If we just challenge people without the invitation of relationship, we end up beating them down. I don’t think the disciples would have been as effective if Jesus had just said “go and change the world and disciple people”. That sounds scary! How could they step out to be the people they were created to be without the reassurance that Jesus was going to be with them?! In the same way, if we only challenge people we do not release people to be who God has made them to be. And my guess is that those people will continue to struggle to overcome the areas of their life that you are challenging in them. However, if we grasp what it means to encourage, to put in and instill courage in the hearts of the people we are discipling, then we will see a courageous generation stand up who see and hear the dreams God has put in their heart and they believe that they can play a part in seeing them become reality.

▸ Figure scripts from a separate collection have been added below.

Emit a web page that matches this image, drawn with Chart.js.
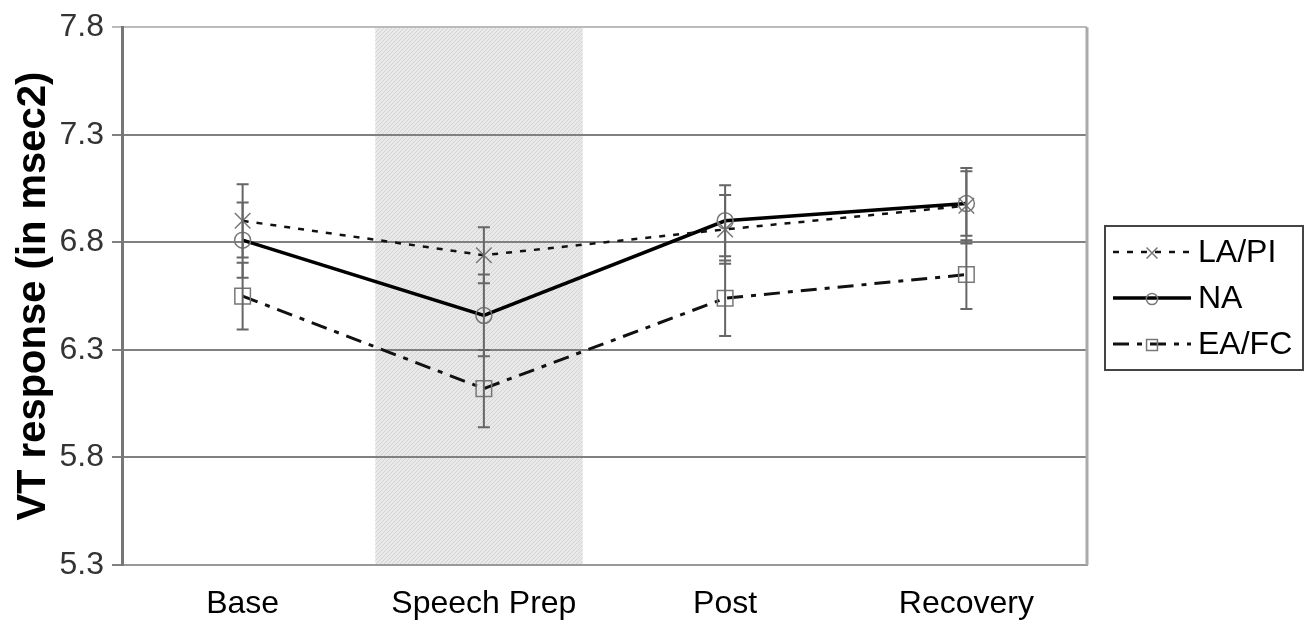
<!DOCTYPE html>
<html lang="en">
<head>
<meta charset="UTF-8">
<title>VT response</title>
<style>
  body { margin: 0; background: #fff; }
  .wrap { position: relative; width: 1311px; height: 635px; }
</style>
</head>
<body>
<div class="wrap"><canvas id="vtChart"></canvas></div>
<script src="https://cdn.jsdelivr.net/npm/chart.js"></script>
<script>
// data
const categories = ['Base', 'Speech Prep', 'Post', 'Recovery'];
const laPi = [6.90, 6.74, 6.86, 6.97];
const laPiErr = [0.17, 0.13, 0.16, 0.175];
const na = [6.81, 6.46, 6.90, 6.98];
const naErr = [0.175, 0.19, 0.165, 0.15];
const eaFc = [6.55, 6.12, 6.54, 6.65];
const eaFcErr = [0.155, 0.18, 0.175, 0.16];
const yTicks = [5.3, 5.8, 6.3, 6.8, 7.3, 7.8];
const shadedCategory = 'Speech Prep';

const FONT = '"Liberation Sans", Arial, sans-serif';

// light hatched fill for the speech prep band
function hatchPattern(ctx) {
    const c = document.createElement('canvas');
    c.width = 4; c.height = 4;
    const p = c.getContext('2d');
    p.fillStyle = '#e9e9e9';
    p.fillRect(0, 0, 4, 4);
    p.strokeStyle = '#d4d4d4';
    p.lineWidth = 1;
    p.beginPath();
    p.moveTo(0, 4); p.lineTo(4, 0);
    p.stroke();
    return ctx.createPattern(c, 'repeat');
}

const bandPlugin = {
    id: 'band',
    beforeDraw(chart) {
        const { ctx, chartArea, scales } = chart;
        const i = categories.indexOf(shadedCategory);
        const step = scales.x.getPixelForValue(1) - scales.x.getPixelForValue(0);
        const cx = scales.x.getPixelForValue(i);
        ctx.save();
        ctx.fillStyle = hatchPattern(ctx);
        ctx.fillRect(cx - step * 0.45, chartArea.top, step * 0.86, chartArea.bottom - chartArea.top);
        ctx.restore();
    }
};

const errorBarPlugin = {
    id: 'errorBars',
    afterDatasetsDraw(chart) {
        const { ctx, scales } = chart;
        ctx.save();
        ctx.strokeStyle = '#666';
        ctx.lineWidth = 2;
        chart.data.datasets.forEach(ds => {
            ds.data.forEach((v, i) => {
                const x = scales.x.getPixelForValue(i);
                const top = scales.y.getPixelForValue(v + ds.errors[i]);
                const bot = scales.y.getPixelForValue(v - ds.errors[i]);
                ctx.beginPath();
                ctx.moveTo(x, top); ctx.lineTo(x, bot);
                ctx.moveTo(x - 6, top); ctx.lineTo(x + 6, top);
                ctx.moveTo(x - 6, bot); ctx.lineTo(x + 6, bot);
                ctx.stroke();
            });
        });
        ctx.restore();
    }
};

const framePlugin = {
    id: 'frame',
    afterDraw(chart) {
        const { ctx, chartArea } = chart;
        ctx.save();
        ctx.strokeStyle = '#aaa';
        ctx.lineWidth = 3;
        ctx.beginPath();
        ctx.moveTo(chartArea.right, chartArea.top);
        ctx.lineTo(chartArea.right, chartArea.bottom);
        ctx.stroke();

        // legend box
        const lx = 1105, ly = 226, lw = 198, lh = 144, rowH = 46;
        ctx.strokeStyle = '#444';
        ctx.lineWidth = 2;
        ctx.strokeRect(lx, ly, lw, lh);
        ctx.font = '32px ' + FONT;
        ctx.textBaseline = 'middle';
        chart.data.datasets.forEach((ds, k) => {
            const y = ly + 26 + k * rowH;
            ctx.strokeStyle = ds.borderColor;
            ctx.lineWidth = ds.borderWidth;
            ctx.setLineDash(ds.borderDash || []);
            ctx.beginPath();
            ctx.moveTo(lx + 8, y); ctx.lineTo(lx + 86, y);
            ctx.stroke();
            ctx.setLineDash([]);
            ctx.strokeStyle = ds.pointBorderColor;
            ctx.fillStyle = 'rgba(0,0,0,0)';
            ctx.lineWidth = ds.pointBorderWidth;
            Chart.helpers.drawPoint(ctx, {
                pointStyle: ds.pointStyle, rotation: 0,
                radius: ds.pointRadius * 0.7, borderWidth: ds.pointBorderWidth
            }, lx + 47, y + 1);
            ctx.fillStyle = '#000';
            ctx.fillText(ds.label, lx + 93, y + 1);
        });
        ctx.restore();
    }
};

new Chart(document.getElementById('vtChart'), {
    type: 'line',
    data: {
        labels: categories,
        datasets: [
            {
                label: 'LA/PI', data: laPi, errors: laPiErr,
                borderColor: '#111', borderWidth: 2.5, borderDash: [6, 8],
                pointStyle: 'crossRot', pointRadius: 11,
                pointBorderColor: '#777', pointBorderWidth: 1.5, pointBackgroundColor: 'rgba(0,0,0,0)'
            },
            {
                label: 'NA', data: na, errors: naErr,
                borderColor: '#000', borderWidth: 3.5,
                pointStyle: 'circle', pointRadius: 8,
                pointBorderColor: '#777', pointBorderWidth: 1.5, pointBackgroundColor: 'rgba(0,0,0,0)'
            },
            {
                label: 'EA/FC', data: eaFc, errors: eaFcErr,
                borderColor: '#111', borderWidth: 3, borderDash: [16, 8, 5, 8],
                pointStyle: 'rect', pointRadius: 11,
                pointBorderColor: '#777', pointBorderWidth: 1.5, pointBackgroundColor: 'rgba(0,0,0,0)'
            }
        ]
    },
    options: {
        responsive: true,
        maintainAspectRatio: false,
        animation: false,
        layout: { padding: { top: 25, right: 224, left: 0, bottom: 0 } },
        plugins: { legend: { display: false }, tooltip: { enabled: false } },
        elements: { line: { tension: 0 } },
        scales: {
            x: {
                offset: true,
                afterFit: s => { s.height = 70; },
                grid: { display: false, drawTicks: false, offset: true },
                border: { display: true, color: '#999', width: 2 },
                ticks: { color: '#000', padding: 20, font: { family: FONT, size: 32 } }
            },
            y: {
                min: 5.3, max: 7.8,
                afterBuildTicks: s => { s.ticks = yTicks.map(v => ({ value: v })); },
                afterFit: s => { s.width = 122; },
                grid: {
                    color: c => (c.tick && c.tick.value === 7.8) ? '#bbb' : '#808080',
                    lineWidth: 2, tickLength: 10
                },
                border: { display: true, color: '#777', width: 3 },
                ticks: {
                    color: '#333', padding: 8,
                    font: { family: FONT, size: 32 },
                    callback: v => Number(v).toFixed(1)
                },
                title: {
                    display: true, text: 'VT response (in msec2)', color: '#000',
                    padding: { top: 10, bottom: 0 },
                    font: { family: FONT, size: 40, weight: 'bold' }
                }
            }
        }
    },
    plugins: [bandPlugin, errorBarPlugin, framePlugin]
});
</script>
</body>
</html>
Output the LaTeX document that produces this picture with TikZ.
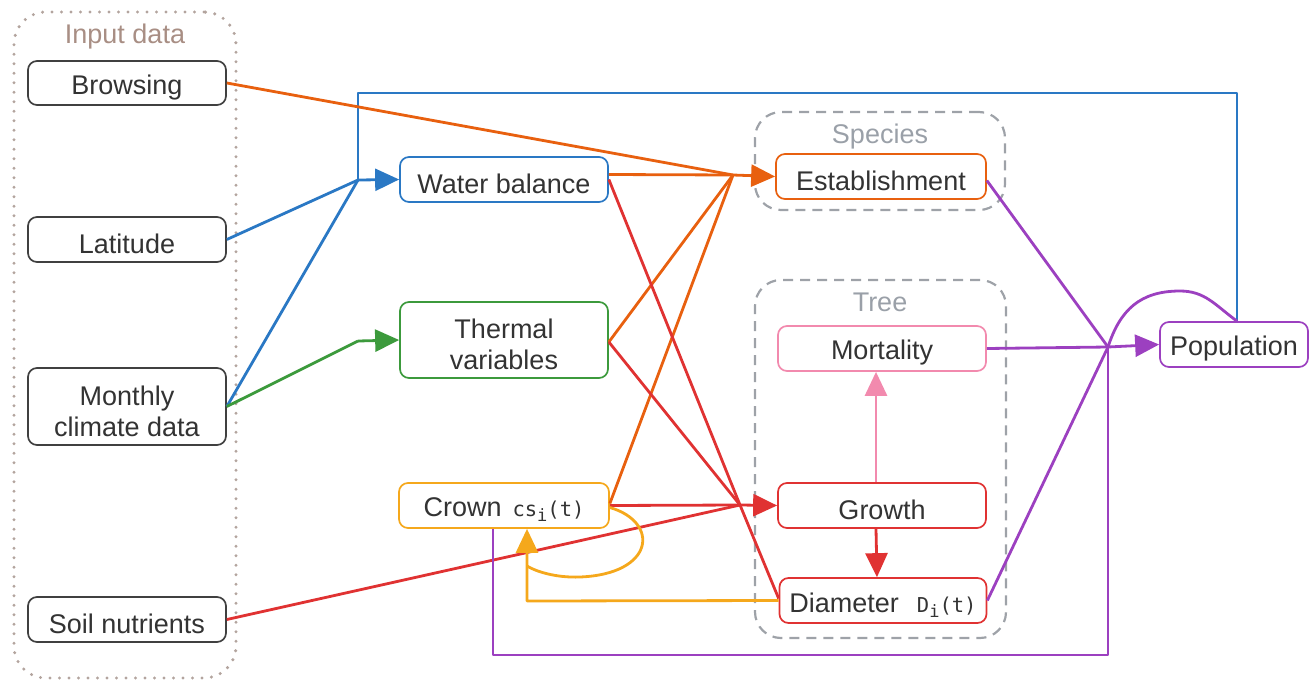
\documentclass[tikz,border=0pt]{standalone}
\usepackage{fontspec}
\setmainfont{Liberation Sans}
\newfontfamily\codefont{DejaVu Sans Mono}
\usetikzlibrary{arrows.meta}

\definecolor{cblue}{HTML}{2A78C4}
\definecolor{corange}{HTML}{E8600F}
\definecolor{cgreen}{HTML}{3C9A3C}
\definecolor{cred}{HTML}{E03232}
\definecolor{cpurple}{HTML}{9C40C0}
\definecolor{cpink}{HTML}{F28AAE}
\definecolor{cyellow}{HTML}{F5A81C}
\definecolor{ctext}{HTML}{333333}
\definecolor{cinput}{HTML}{A88E84}
\definecolor{cdots}{HTML}{B3A49E}
\definecolor{cgroup}{HTML}{9EA2A8}
\definecolor{cgrouptext}{HTML}{9AA0A8}
\definecolor{cborder}{HTML}{404040}

\newcommand{\codesub}[3]{{\codefont\fontsize{20.5}{24}\selectfont #1\raisebox{-5pt}{\fontsize{17}{18}\selectfont #2}#3}}

\tikzset{
  box/.style={draw, rounded corners=9pt, fill=white, line width=1.7pt, inner sep=0pt,
    label={[boxtext]center:#1}},
  boxtext/.style={text=ctext, font=\fontsize{27}{31}\selectfont, align=center,
    inner sep=0pt, yshift=-4.5pt},
  grp/.style={draw=cgroup, rounded corners=26pt, line width=2.2pt, dash pattern=on 10pt off 7pt,
    inner sep=0pt},
  inputgrp/.style={draw=cdots, rounded corners=32pt, line width=3.4pt, line cap=round,
    dash pattern=on 0pt off 9.5pt, inner sep=0pt},
  grplabel/.style={font=\fontsize{27}{31}\selectfont, inner sep=0pt},
  flow/.style={line width=2.8pt, line join=round},
  tip/.style={-{Triangle[length=24pt,width=22pt]}},
}

\begin{document}
\begin{tikzpicture}[x=1pt,y=-1pt]
\path[use as bounding box] (0,0) rectangle (1309,680);

% groups
\node[inputgrp, minimum width=222pt, minimum height=666pt] (inputs) at (125,345) {};
\node[grplabel, text=cinput] (inputslbl) at (125,37) {Input data};
\node[grp, minimum width=250pt, minimum height=98pt] (species) at (880,161) {};
\node[grplabel, text=cgrouptext] (specieslbl) at (880,137) {Species};
\node[grp, minimum width=251pt, minimum height=358pt] (tree) at (880.5,459) {};
\node[grplabel, text=cgrouptext] (treelbl) at (880,302) {Tree};

% input nodes
\node[box={Browsing}, draw=cborder, minimum width=198pt, minimum height=44pt] (browse) at (127,83) {};
\node[box={Latitude}, draw=cborder, minimum width=198pt, minimum height=45pt] (lat) at (127,239.5) {};
\node[box={Monthly\\climate data}, draw=cborder, minimum width=198pt, minimum height=77pt] (clim) at (127,406.5) {};
\node[box={Soil nutrients}, draw=cborder, minimum width=198pt, minimum height=45pt] (soil) at (127,619.5) {};

% derived variables
\node[box={Water balance}, draw=cblue, minimum width=208pt, minimum height=45pt] (water) at (504,179.5) {};
\node[box={Thermal\\variables}, draw=cgreen, minimum width=208pt, minimum height=76pt] (thermal) at (504,340) {};
\node[box={Crown\hspace{11pt}\codesub{cs}{i}{(t)}}, draw=cyellow, minimum width=210pt, minimum height=45pt] (crown) at (504,505.5) {};

% processes
\node[box={Establishment}, draw=corange, minimum width=210pt, minimum height=45pt] (estab) at (881,176.5) {};
\node[box={Mortality}, draw=cpink, minimum width=208pt, minimum height=45pt] (mort) at (882,348.5) {};
\node[box={Growth}, draw=cred, minimum width=208pt, minimum height=45pt] (growth) at (882,505.5) {};
\node[box={Diameter\hspace{18pt}\codesub{D}{i}{(t)}}, draw=cred, minimum width=207pt, minimum height=45pt] (diam) at (883,600.5) {};
\node[box={Population}, draw=cpurple, minimum width=148pt, minimum height=45pt] (pop) at (1234,344.5) {};

% junction points
\coordinate (wbj) at (358,180);
\coordinate (thj) at (358,341);
\coordinate (esj) at (733,175);
\coordinate (grj) at (740,505);
\coordinate (ppj) at (1108,347);
\coordinate (bl1) at (1237,93);
\coordinate (bl2) at (358,93);
\coordinate (pc1) at (493,655);
\coordinate (pc2) at (1108,655);
\coordinate (yl) at (527,601);

% water balance inputs
\draw[flow, cblue] (pop.north -| bl1) -- (bl1) -- (bl2) -- (wbj);
\draw[flow, cblue] (lat.east) -- (wbj);
\draw[flow, cblue] (clim.east) -- (wbj);
\draw[flow, cblue, tip] (wbj) -- (water.west);

% thermal variables input
\draw[flow, cgreen] (clim.east) -- (thj);
\draw[flow, cgreen, tip] (thj) -- (thermal.west);

% establishment inputs
\draw[flow, corange] (browse.east) -- (esj);
\draw[flow, corange] ([yshift=5pt]water.east) -- (esj);
\draw[flow, corange] ([yshift=-2pt]thermal.east) -- (esj);
\draw[flow, corange] ([yshift=2pt]crown.east) -- (esj);
\draw[flow, corange, tip] (esj) -- (estab.west);

% growth inputs
\draw[flow, cred] (water.east) -- (grj);
\draw[flow, cred] ([yshift=-2pt]thermal.east) -- (grj);
\draw[flow, cred] (crown.east) -- (grj);
\draw[flow, cred] (soil.east) -- (grj);
\draw[flow, cred] ([yshift=2pt]diam.west) -- (grj);
\draw[flow, cred, tip] (grj) -- (growth.west);

% tree internals
\draw[flow, cred, tip] ([xshift=-6pt]growth.south) -- ([xshift=-6pt]diam.north);
\draw[flow, cpink, tip] ([xshift=-6pt]growth.north) -- ([xshift=-6pt]mort.south);

% crown feedback
\draw[flow, cyellow] ([yshift=-2pt]crown.east) .. controls (660,522) and (655,574) .. (580,577)
  .. controls (555,578) and (535,571) .. (527,566);
\draw[flow, cyellow, tip] (diam.west) -- (yl) -- (crown.south -| yl);

% population inputs
\draw[flow, cpurple] ([yshift=-4pt]estab.east) -- (ppj);
\draw[flow, cpurple] (mort.east) -- (ppj);
\draw[flow, cpurple] (diam.east) -- (ppj);
\draw[flow, cpurple] (crown.south -| pc1) -- (pc1) -- (pc2) -- (ppj);
\draw[flow, cpurple] (pop.north -| bl1) .. controls (1215,305) and (1205,291) .. (1180,291)
  .. controls (1140,291) and (1120,310) .. (ppj);
\draw[flow, cpurple, tip] (ppj) -- (pop.west);
\end{tikzpicture}
\end{document}
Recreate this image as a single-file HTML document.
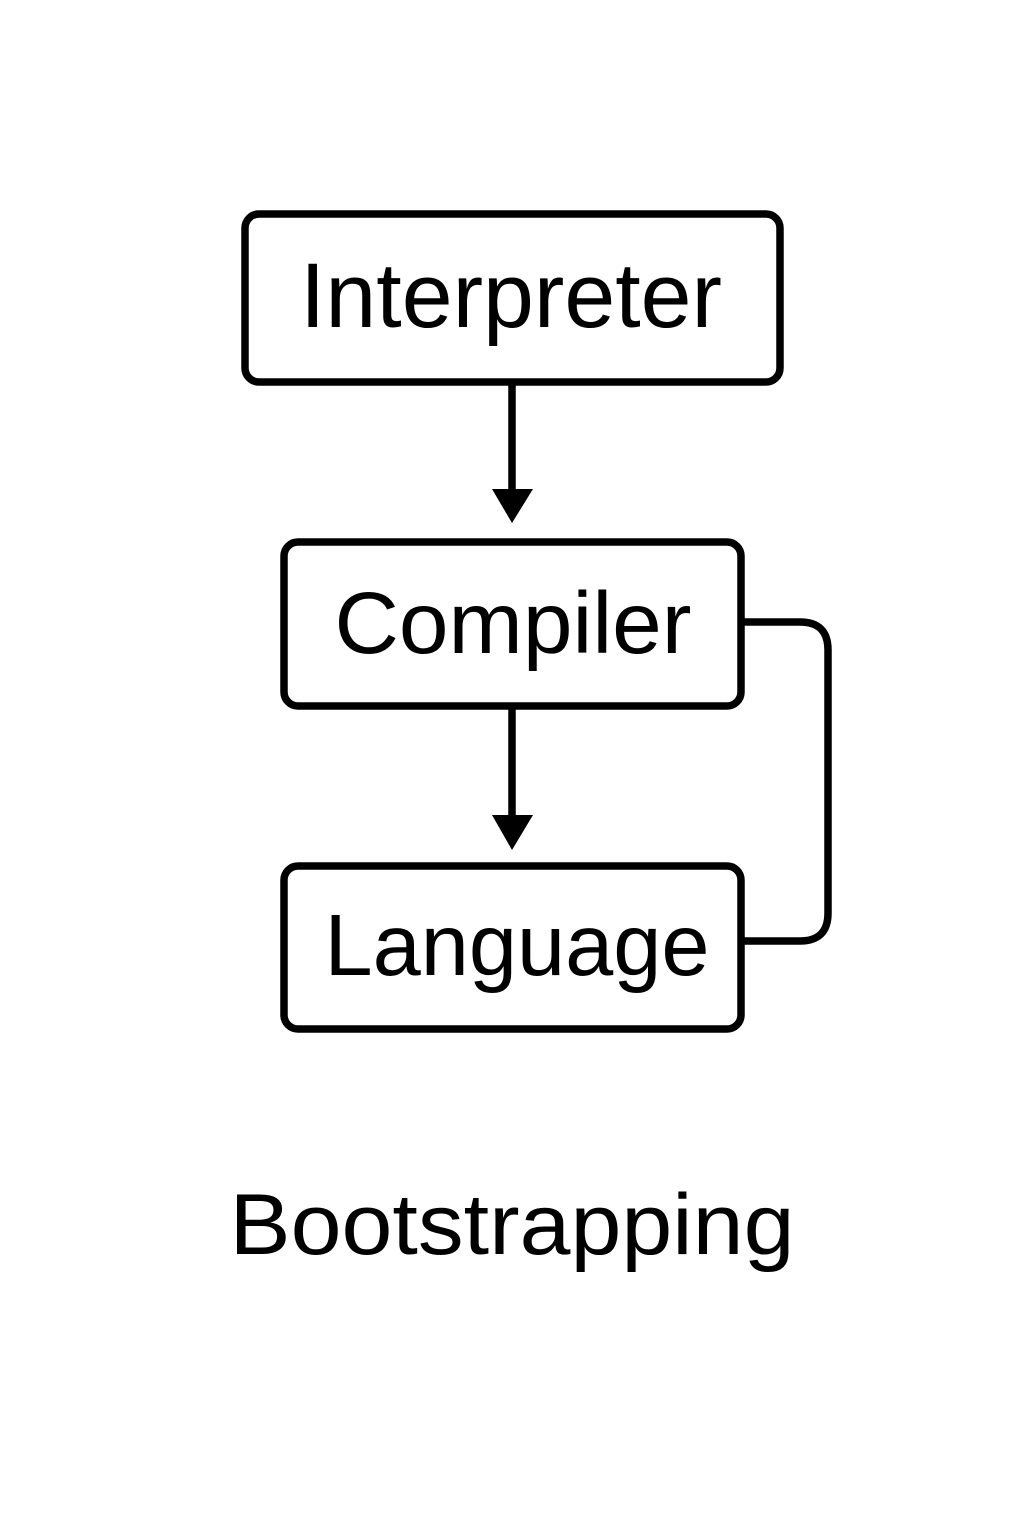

So go! Find people that encourage you and go and encourage the people around you. We need to create a culture of encouragement by being encouraged ourselves and learning to put courage in the hearts of the people around us.

  1. Are you good at encouraging (putting courage in) people? Think of some ways that you can encourage people around you.
  2. Who are the people around you that give you the courage to be the person that you were created to be?
  3. Who are the people you feel God is telling you to encourage this week?